*DATA SEGMENT*

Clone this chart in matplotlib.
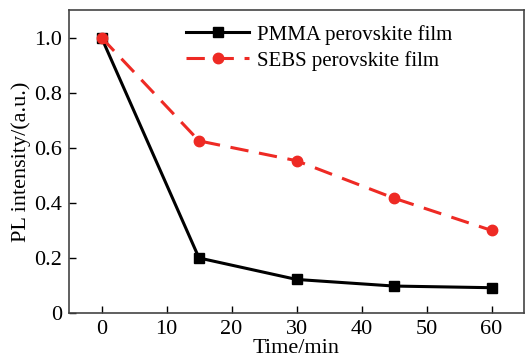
import matplotlib
matplotlib.use("Agg")
import matplotlib.pyplot as plt

# data
time_min = [0, 15, 30, 45, 60]
pmma = [1.0, 0.20, 0.122, 0.098, 0.092]
sebs = [1.0, 0.625, 0.553, 0.417, 0.30]
yticks = [0, 0.2, 0.4, 0.6, 0.8, 1.0]
ytick_labels = ['0', '0.2', '0.4', '0.6', '0.8', '1.0']


def main():
    plt.rcParams['font.family'] = ['Liberation Serif', 'DejaVu Serif']

    fig = plt.figure(figsize=(5.32, 3.59), dpi=100)
    ax = fig.add_axes([0.1297, 0.128, 0.8553, 0.844])

    ax.plot(time_min, pmma, color='black', linewidth=2.2, marker='s',
            markersize=7, label='PMMA perovskite film')
    ax.plot(time_min, sebs, color='#ee2a24', linewidth=2.2, linestyle=(0, (6, 3.5)),
            marker='o', markersize=7.5, label='SEBS perovskite film')

    ax.set_xlim(-5, 65)
    ax.set_ylim(0, 1.1)
    ax.set_xticks(range(0, 61, 10))
    ax.set_yticks(yticks, ytick_labels)
    ax.tick_params(direction='in', labelsize=16, length=5, width=1, pad=5)
    for spine in ax.spines.values():
        spine.set_linewidth(1.2)
        spine.set_color('#444444')

    ax.set_xlabel('Time/min', fontsize=16, labelpad=0)
    ax.set_ylabel('PL intensity/(a.u.)', fontsize=16, labelpad=2)

    ax.legend(loc='upper right', frameon=False, fontsize=15, handlelength=3.0,
              handletextpad=0.4, labelspacing=0.3, borderaxespad=0.3,
              bbox_to_anchor=(0.875, 1.0))

    fig.savefig('out.png', dpi=100)


if __name__ == "__main__":
    main()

*WRITTEN TASK*
Every line from the top of the material above through the line with "ax = fig.add_axes([0.1297, 0.128, 0.8553, 0.844])" should be duplicated exactly, please; leave out the pictures.

*RESULT FOR THIS EXERCISE*
Clone this chart in matplotlib.
import matplotlib
matplotlib.use("Agg")
import matplotlib.pyplot as plt

# data
time_min = [0, 15, 30, 45, 60]
pmma = [1.0, 0.20, 0.122, 0.098, 0.092]
sebs = [1.0, 0.625, 0.553, 0.417, 0.30]
yticks = [0, 0.2, 0.4, 0.6, 0.8, 1.0]
ytick_labels = ['0', '0.2', '0.4', '0.6', '0.8', '1.0']


def main():
    plt.rcParams['font.family'] = ['Liberation Serif', 'DejaVu Serif']

    fig = plt.figure(figsize=(5.32, 3.59), dpi=100)
    ax = fig.add_axes([0.1297, 0.128, 0.8553, 0.844])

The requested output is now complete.